### LISTING
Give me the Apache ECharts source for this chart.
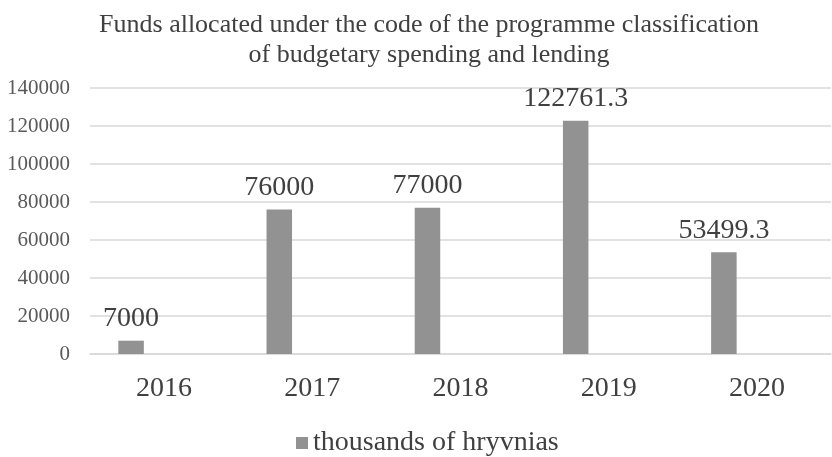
<!DOCTYPE html>
<html>
<head>
<meta charset="utf-8">
<script src="https://cdn.jsdelivr.net/npm/echarts@6/dist/echarts.min.js"></script>
<style>
  html, body { margin: 0; padding: 0; background: #fff; }
  #main { width: 832px; height: 457px; }
</style>
</head>
<body>
<div id="main"></div>
<script>
// data
const years = ['2016', '2017', '2018', '2019', '2020'];
const funds = [7000, 76000, 77000, 122761.3, 53499.3];
const emptySeries = [null, null, null, null, null]; // second (empty) slot, as in the source chart
const yTicks = { min: 0, max: 140000, interval: 20000 };

const serif = 'Liberation Serif';

const myChart = echarts.init(document.getElementById('main'));
const option = {
    backgroundColor: '#fff',
    animation: false,
    title: {
        text: 'Funds allocated under the code of the programme classification\nof budgetary spending and lending',
        left: 424,
        top: 5,
        textAlign: 'center',
        textStyle: {
            fontFamily: serif,
            fontSize: 26,
            fontWeight: 'normal',
            color: '#404040',
            lineHeight: 30
        }
    },
    legend: {
        data: ['thousands of hryvnias'],
        left: 291,
        top: 424,
        icon: 'rect',
        itemWidth: 12,
        itemHeight: 12,
        itemGap: 8,
        textStyle: { fontFamily: serif, fontSize: 28, color: '#404040' }
    },
    grid: { left: 90, right: 1, top: 88, bottom: 103, containLabel: false },
    xAxis: {
        type: 'category',
        data: years,
        axisTick: { show: false },
        axisLine: { lineStyle: { color: '#d9d9d9', width: 1.5 } },
        axisLabel: { fontFamily: serif, fontSize: 28, color: '#404040', margin: 21 }
    },
    yAxis: {
        type: 'value',
        min: yTicks.min,
        max: yTicks.max,
        interval: yTicks.interval,
        axisLine: { show: false },
        axisTick: { show: false },
        splitLine: { lineStyle: { color: '#d9d9d9', width: 1.5 } },
        axisLabel: {
            fontFamily: serif,
            fontSize: 21,
            color: '#595959',
            margin: 20,
            formatter: v => String(v)
        }
    },
    series: [
        {
            name: 'thousands of hryvnias',
            type: 'bar',
            data: funds,
            barWidth: 25.5,
            barGap: '159%',
            itemStyle: { color: '#929292' },
            label: {
                show: true,
                position: 'top',
                distance: 8,
                fontFamily: serif,
                fontSize: 28,
                color: '#404040'
            }
        },
        {
            name: 'empty',
            type: 'bar',
            data: emptySeries,
            barWidth: 25.5,
            itemStyle: { color: '#5a5a5a' }
        }
    ]
};
myChart.setOption(option);
</script>
</body>
</html>
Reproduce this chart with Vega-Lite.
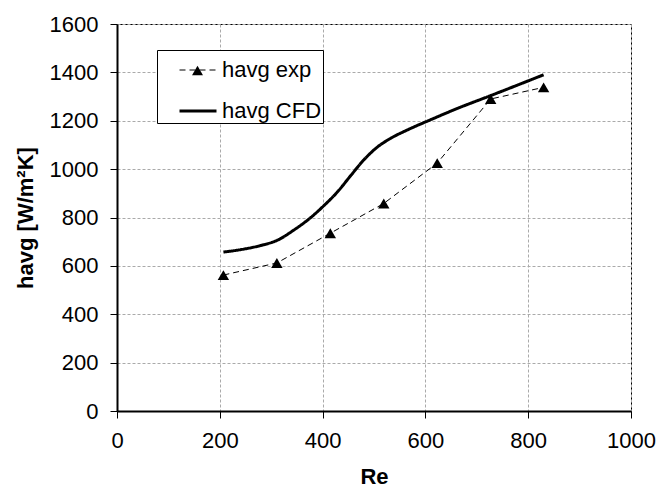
{
  "$schema": "https://vega.github.io/schema/vega-lite/v6.json",
  "width": 514,
  "height": 387,
  "autosize": {"type": "none"},
  "padding": {"left": 117, "top": 24, "right": 28, "bottom": 76},
  "background": "white",
  "config": {
    "font": "Liberation Sans",
    "view": {"stroke": "black", "strokeWidth": 1},
    "axis": {
      "labelFontSize": 22,
      "labelColor": "black",
      "titleFontSize": 22,
      "titleFontWeight": "bold",
      "titleColor": "black",
      "domainColor": "black",
      "domainWidth": 2,
      "tickColor": "black",
      "tickSize": 7,
      "tickWidth": 1,
      "gridColor": "#aaaaaa",
      "gridDash": [3, 2],
      "gridWidth": 1,
      "labelFlush": false,
      "format": "d"
    }
  },
  "data": {
    "values": [
      {"Re": 207, "h": 562, "series": "havg exp"},
      {"Re": 311, "h": 612, "series": "havg exp"},
      {"Re": 415, "h": 735, "series": "havg exp"},
      {"Re": 519, "h": 858, "series": "havg exp"},
      {"Re": 623, "h": 1025, "series": "havg exp"},
      {"Re": 727, "h": 1290, "series": "havg exp"},
      {"Re": 830, "h": 1338, "series": "havg exp"},
      {"Re": 207, "h": 657, "series": "havg CFD"},
      {"Re": 240, "h": 667, "series": "havg CFD"},
      {"Re": 279, "h": 684, "series": "havg CFD"},
      {"Re": 312, "h": 706, "series": "havg CFD"},
      {"Re": 344, "h": 748, "series": "havg CFD"},
      {"Re": 377, "h": 800, "series": "havg CFD"},
      {"Re": 403, "h": 850, "series": "havg CFD"},
      {"Re": 429, "h": 906, "series": "havg CFD"},
      {"Re": 455, "h": 974, "series": "havg CFD"},
      {"Re": 481, "h": 1040, "series": "havg CFD"},
      {"Re": 507, "h": 1092, "series": "havg CFD"},
      {"Re": 533, "h": 1128, "series": "havg CFD"},
      {"Re": 565, "h": 1162, "series": "havg CFD"},
      {"Re": 610, "h": 1204, "series": "havg CFD"},
      {"Re": 660, "h": 1249, "series": "havg CFD"},
      {"Re": 727, "h": 1304, "series": "havg CFD"},
      {"Re": 830, "h": 1390, "series": "havg CFD"}
    ]
  },
  "encoding": {
    "x": {
      "field": "Re",
      "type": "quantitative",
      "scale": {"domain": [0, 1000], "nice": false},
      "axis": {"values": [0, 200, 400, 600, 800, 1000], "title": "Re", "labelPadding": 12, "titlePadding": 15}
    },
    "y": {
      "field": "h",
      "type": "quantitative",
      "scale": {"domain": [0, 1600], "nice": false},
      "axis": {"values": [0, 200, 400, 600, 800, 1000, 1200, 1400, 1600], "title": "havg [W/m²K]", "labelPadding": 12, "titlePadding": 12}
    }
  },
  "layer": [
    {
      "transform": [{"filter": "datum.series === 'havg exp'"}],
      "mark": {"type": "line", "color": "black"},
      "encoding": {
        "strokeDash": {
          "field": "series", "type": "nominal",
          "scale": {"domain": ["havg exp", "havg CFD"], "range": [[6, 4], [1, 0]]},
          "legend": {"orient": "none", "legendX": 40, "legendY": 26, "title": null, "padding": 1, "symbolOffset": 20, "symbolType": "stroke", "symbolSize": 1369, "symbolStrokeColor": "black", "labelFontSize": 22, "labelColor": "black", "labelOffset": 4, "labelExpr": "datum.label + ' '", "rowPadding": 10, "strokeColor": "black", "fillColor": "white"}
        },
        "strokeWidth": {
          "field": "series", "type": "nominal",
          "scale": {"domain": ["havg exp", "havg CFD"], "range": [1, 3]},
          "legend": {"orient": "none", "legendX": 40, "legendY": 26, "title": null, "padding": 1, "symbolOffset": 20, "symbolType": "stroke", "symbolSize": 1369, "symbolStrokeColor": "black", "labelFontSize": 22, "labelColor": "black", "labelOffset": 4, "labelExpr": "datum.label + ' '", "rowPadding": 10, "strokeColor": "black", "fillColor": "white"}
        }
      }
    },
    {
      "transform": [{"filter": "datum.series === 'havg CFD'"}],
      "mark": {"type": "line", "color": "black", "interpolate": "monotone"},
      "encoding": {
        "strokeDash": {"field": "series", "type": "nominal"},
        "strokeWidth": {"field": "series", "type": "nominal"}
      }
    },
    {
      "transform": [{"filter": "datum.series === 'havg exp'"}],
      "mark": {"type": "point", "filled": true, "color": "black", "opacity": 1, "size": 130},
      "encoding": {
        "shape": {
          "field": "series", "type": "nominal",
          "scale": {"domain": ["havg exp"], "range": ["triangle-up"]},
          "legend": {"orient": "none", "legendX": 74, "legendY": 40, "title": null, "padding": 0, "labelExpr": "''", "labelFontSize": 1, "labelOffset": 0, "symbolSize": 120, "symbolFillColor": "black", "symbolStrokeColor": "black", "symbolOpacity": 1, "zindex": 2}
        }
      }
    }
  ]
}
######
- EXERCISE DETAILS
All the material shown above is to be copied exactly, with no pictures carried over.

- ANSWER TO THIS PROBLEM
Give me the Apache ECharts source for this chart.
<!DOCTYPE html>
<html>
<head>
<meta charset="utf-8">
<script src="https://cdn.jsdelivr.net/npm/echarts@6/dist/echarts.min.js"></script>
<style>
  html, body { margin: 0; padding: 0; background: #fff; }
  #main { width: 832px; height: 457px; }
</style>
</head>
<body>
<div id="main"></div>
<script>
// data
const years = ['2016', '2017', '2018', '2019', '2020'];
const funds = [7000, 76000, 77000, 122761.3, 53499.3];
const emptySeries = [null, null, null, null, null]; // second (empty) slot, as in the source chart
const yTicks = { min: 0, max: 140000, interval: 20000 };

const serif = 'Liberation Serif';

const myChart = echarts.init(document.getElementById('main'));
const option = {
    backgroundColor: '#fff',
    animation: false,
    title: {
        text: 'Funds allocated under the code of the programme classification\nof budgetary spending and lending',
        left: 424,
        top: 5,
        textAlign: 'center',
        textStyle: {
            fontFamily: serif,
            fontSize: 26,
            fontWeight: 'normal',
            color: '#404040',
            lineHeight: 30
        }
    },
    legend: {
        data: ['thousands of hryvnias'],
        left: 291,
        top: 424,
        icon: 'rect',
        itemWidth: 12,
        itemHeight: 12,
        itemGap: 8,
        textStyle: { fontFamily: serif, fontSize: 28, color: '#404040' }
    },
    grid: { left: 90, right: 1, top: 88, bottom: 103, containLabel: false },
    xAxis: {
        type: 'category',
        data: years,
        axisTick: { show: false },
        axisLine: { lineStyle: { color: '#d9d9d9', width: 1.5 } },
        axisLabel: { fontFamily: serif, fontSize: 28, color: '#404040', margin: 21 }
    },
    yAxis: {
        type: 'value',
        min: yTicks.min,
        max: yTicks.max,
        interval: yTicks.interval,
        axisLine: { show: false },
        axisTick: { show: false },
        splitLine: { lineStyle: { color: '#d9d9d9', width: 1.5 } },
        axisLabel: {
            fontFamily: serif,
            fontSize: 21,
            color: '#595959',
            margin: 20,
            formatter: v => String(v)
        }
    },
    series: [
        {
            name: 'thousands of hryvnias',
            type: 'bar',
            data: funds,
            barWidth: 25.5,
            barGap: '159%',
            itemStyle: { color: '#929292' },
            label: {
                show: true,
                position: 'top',
                distance: 8,
                fontFamily: serif,
                fontSize: 28,
                color: '#404040'
            }
        },
        {
            name: 'empty',
            type: 'bar',
            data: emptySeries,
            barWidth: 25.5,
            itemStyle: { color: '#5a5a5a' }
        }
    ]
};
myChart.setOption(option);
</script>
</body>
</html>
Reproduce this chart with Vega-Lite.
{
  "$schema": "https://vega.github.io/schema/vega-lite/v6.json",
  "width": 514,
  "height": 387,
  "autosize": {"type": "none"},
  "padding": {"left": 117, "top": 24, "right": 28, "bottom": 76},
  "background": "white",
  "config": {
    "font": "Liberation Sans",
    "view": {"stroke": "black", "strokeWidth": 1},
    "axis": {
      "labelFontSize": 22,
      "labelColor": "black",
      "titleFontSize": 22,
      "titleFontWeight": "bold",
      "titleColor": "black",
      "domainColor": "black",
      "domainWidth": 2,
      "tickColor": "black",
      "tickSize": 7,
      "tickWidth": 1,
      "gridColor": "#aaaaaa",
      "gridDash": [3, 2],
      "gridWidth": 1,
      "labelFlush": false,
      "format": "d"
    }
  },
  "data": {
    "values": [
      {"Re": 207, "h": 562, "series": "havg exp"},
      {"Re": 311, "h": 612, "series": "havg exp"},
      {"Re": 415, "h": 735, "series": "havg exp"},
      {"Re": 519, "h": 858, "series": "havg exp"},
      {"Re": 623, "h": 1025, "series": "havg exp"},
      {"Re": 727, "h": 1290, "series": "havg exp"},
      {"Re": 830, "h": 1338, "series": "havg exp"},
      {"Re": 207, "h": 657, "series": "havg CFD"},
      {"Re": 240, "h": 667, "series": "havg CFD"},
      {"Re": 279, "h": 684, "series": "havg CFD"},
      {"Re": 312, "h": 706, "series": "havg CFD"},
      {"Re": 344, "h": 748, "series": "havg CFD"},
      {"Re": 377, "h": 800, "series": "havg CFD"},
      {"Re": 403, "h": 850, "series": "havg CFD"},
      {"Re": 429, "h": 906, "series": "havg CFD"},
      {"Re": 455, "h": 974, "series": "havg CFD"},
      {"Re": 481, "h": 1040, "series": "havg CFD"},
      {"Re": 507, "h": 1092, "series": "havg CFD"},
      {"Re": 533, "h": 1128, "series": "havg CFD"},
      {"Re": 565, "h": 1162, "series": "havg CFD"},
      {"Re": 610, "h": 1204, "series": "havg CFD"},
      {"Re": 660, "h": 1249, "series": "havg CFD"},
      {"Re": 727, "h": 1304, "series": "havg CFD"},
      {"Re": 830, "h": 1390, "series": "havg CFD"}
    ]
  },
  "encoding": {
    "x": {
      "field": "Re",
      "type": "quantitative",
      "scale": {"domain": [0, 1000], "nice": false},
      "axis": {"values": [0, 200, 400, 600, 800, 1000], "title": "Re", "labelPadding": 12, "titlePadding": 15}
    },
    "y": {
      "field": "h",
      "type": "quantitative",
      "scale": {"domain": [0, 1600], "nice": false},
      "axis": {"values": [0, 200, 400, 600, 800, 1000, 1200, 1400, 1600], "title": "havg [W/m²K]", "labelPadding": 12, "titlePadding": 12}
    }
  },
  "layer": [
    {
      "transform": [{"filter": "datum.series === 'havg exp'"}],
      "mark": {"type": "line", "color": "black"},
      "encoding": {
        "strokeDash": {
          "field": "series", "type": "nominal",
          "scale": {"domain": ["havg exp", "havg CFD"], "range": [[6, 4], [1, 0]]},
          "legend": {"orient": "none", "legendX": 40, "legendY": 26, "title": null, "padding": 1, "symbolOffset": 20, "symbolType": "stroke", "symbolSize": 1369, "symbolStrokeColor": "black", "labelFontSize": 22, "labelColor": "black", "labelOffset": 4, "labelExpr": "datum.label + ' '", "rowPadding": 10, "strokeColor": "black", "fillColor": "white"}
        },
        "strokeWidth": {
          "field": "series", "type": "nominal",
          "scale": {"domain": ["havg exp", "havg CFD"], "range": [1, 3]},
          "legend": {"orient": "none", "legendX": 40, "legendY": 26, "title": null, "padding": 1, "symbolOffset": 20, "symbolType": "stroke", "symbolSize": 1369, "symbolStrokeColor": "black", "labelFontSize": 22, "labelColor": "black", "labelOffset": 4, "labelExpr": "datum.label + ' '", "rowPadding": 10, "strokeColor": "black", "fillColor": "white"}
        }
      }
    },
    {
      "transform": [{"filter": "datum.series === 'havg CFD'"}],
      "mark": {"type": "line", "color": "black", "interpolate": "monotone"},
      "encoding": {
        "strokeDash": {"field": "series", "type": "nominal"},
        "strokeWidth": {"field": "series", "type": "nominal"}
      }
    },
    {
      "transform": [{"filter": "datum.series === 'havg exp'"}],
      "mark": {"type": "point", "filled": true, "color": "black", "opacity": 1, "size": 130},
      "encoding": {
        "shape": {
          "field": "series", "type": "nominal",
          "scale": {"domain": ["havg exp"], "range": ["triangle-up"]},
          "legend": {"orient": "none", "legendX": 74, "legendY": 40, "title": null, "padding": 0, "labelExpr": "''", "labelFontSize": 1, "labelOffset": 0, "symbolSize": 120, "symbolFillColor": "black", "symbolStrokeColor": "black", "symbolOpacity": 1, "zindex": 2}
        }
      }
    }
  ]
}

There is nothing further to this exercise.